Ada semacam dorongan impulsif dan bisikan setan yang bilang, “Udah beli aja, bisa bayar bulan depan kok.” Wahh, bahaya. Perilaku konsumtif jika dibiarkan, bisa membahayakan keuangan negara. Ehh, keuangan kita.
Kedua, masuk dalam blacklist SLIK OJK
Risiko yang mungkin saja kita alami jika mengaktifkan fitur paylater adalah gagal bayar. Nah, kalo udah gagal bayar, maka kita bakal mendapatkan masalah yang bertubi-tubi. Selain bunga yang terus menumpuk, dikejar-kejar debt collector online, diomelin sama temen-temen yang ikut diteror debt collector online dan yang paling parah adalah nama kita bakal masuk dalam blacklist SLIK OJK.

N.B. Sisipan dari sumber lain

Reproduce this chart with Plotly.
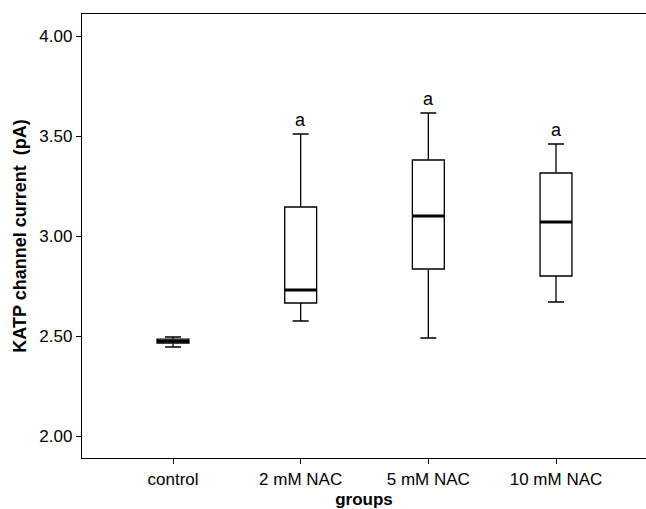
import plotly.graph_objects as go

groups = ["control", "2 mM NAC", "5 mM NAC", "10 mM NAC"]
lower = [2.445, 2.575, 2.49, 2.67]
q1 = [2.465, 2.665, 2.835, 2.80]
median = [2.474, 2.73, 3.10, 3.07]
q3 = [2.484, 3.145, 3.38, 3.315]
upper = [2.495, 3.51, 3.615, 3.46]
sig = ["", "a", "a", "a"]

y_ticks = [2.0, 2.5, 3.0, 3.5, 4.0]
y_tick_text = ["2.00", "2.50", "3.00", "3.50", "4.00"]

FONT = "Liberation Sans, Arial"

fig = go.Figure()
fig.add_trace(go.Box(
    x=groups, q1=q1, median=median, q3=q3,
    lowerfence=lower, upperfence=upper,
    width=0.25, whiskerwidth=0.5,
    fillcolor="white", line=dict(color="black", width=1.3),
    boxpoints=False, hoverinfo="skip", showlegend=False,
))
# thicker median lines
fig.add_trace(go.Box(
    x=groups, q1=median, median=median, q3=median,
    lowerfence=median, upperfence=median,
    width=0.25, whiskerwidth=0,
    fillcolor="rgba(0,0,0,0)", line=dict(color="black", width=3),
    boxpoints=False, hoverinfo="skip", showlegend=False,
))

for g, u, s in zip(groups, upper, sig):
    if s:
        fig.add_annotation(x=g, y=u, text=s, showarrow=False, yshift=14,
                           font=dict(family=FONT, size=18, color="black"))

fig.update_layout(
    width=646, height=509,
    margin=dict(l=82, r=0, t=14, b=51),
    paper_bgcolor="white", plot_bgcolor="white",
    font=dict(family=FONT, size=17, color="black"),
    showlegend=False,
)
fig.update_xaxes(
    range=[-0.713, 3.705], showline=True, linecolor="black", linewidth=1.3,
    mirror=True, ticks="outside", ticklen=5, tickcolor="black", tickwidth=1.3,
    showgrid=False, zeroline=False,
    title=dict(text="<b>groups</b>", standoff=6, font=dict(size=17)),
    tickfont=dict(size=17),
)
fig.update_yaxes(
    range=[1.89, 4.11], showline=True, linecolor="black", linewidth=1.3,
    ticks="outside", ticklen=5, tickcolor="black", tickwidth=1.3,
    tickvals=y_ticks, ticktext=y_tick_text,
    showgrid=False, zeroline=False,
    title=dict(text="<b>KATP channel current  (pA)</b>", standoff=8, font=dict(size=18)),
    tickfont=dict(size=17),
)

fig.write_html("out.html")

SLIK OJK adalah singkatan dari Sistem Layanan Informasi Keuangan OJK. Kalo dulu kita kenal dengan istilah B.I Checking. SLIK adalah sistem informasi yang pengelolaannya di bawah tanggung jawab OJK yang bertujuan untuk melaksanakan tugas pengawasan dan pelayanan informasi keuangan, yang salah satunya berupa penyediaan informasi debitur (iDeb).
BACA JUGA: CARA MENAGIH HUTANG YANG BAIK DAN BENAR
Dampak kalo nama kita masuk dalam daftar blacklist SLIK OJK adalah nama baik kita di dunia perbankan hancur lebur. Kita gak bakal pernah lagi dapet kesempatan pinjam uang dari seluruh lembaga finansial di Indonesia. Jadi kalo kita gak bayar tagihan paylater kita, jangan mimpi dapat pinjaman buat KPR atau pinjaman dari lembaga finansial resmi lainnya.
Btw, risiko ini cuma terjadi kalo kita punya tanggungan hutang ke fintech yang legal ya. Kalo fintech ilegal, karena gak terdaftar di OJK, tentu saja gak bakal berdampak terhadap SLIK OJK.
Ketiga, menjadi korban peretasan.
Nah, ini juga risiko yang ngeri-ngeri sedap sih. Namanya juga dunia digital, mungkin banget kan data kita bakal diretas. Aku sempet baca curhatan dan keluhan beberapa orang yang mengalami peretasan akun paylater di website mediakonsumen.com.
Modusnya bisa macam-macam loh, bisa dengan cara meretas email lalu pelaku menggunakan akun paylater korban untuk bertransaksi. Bisa juga lewat telepon, SMS, atau email nyasar meminta kode One Time Password (OTP). Umumnya ada iming-iming hadiah atau undian hadiah palsu.
Bahayanya kalo sampai kita masuk perangkap pelaku hack, bukan hanya akun paylater doang yang dibobol. Rekening bank, kartu kredit, bahkan saldo dompet digital kita pun bisa disikat habis. Aduhhhh, bisa amsyong.
Itulah beberapa risiko yang mungkin saja dialami jika kita menggunakan fitur paylater. Jadi kudu hati-hati banget ya gaes. Intinya lebih berhati-hati lagi ya. Semoga semua tetap aman dan terkendali.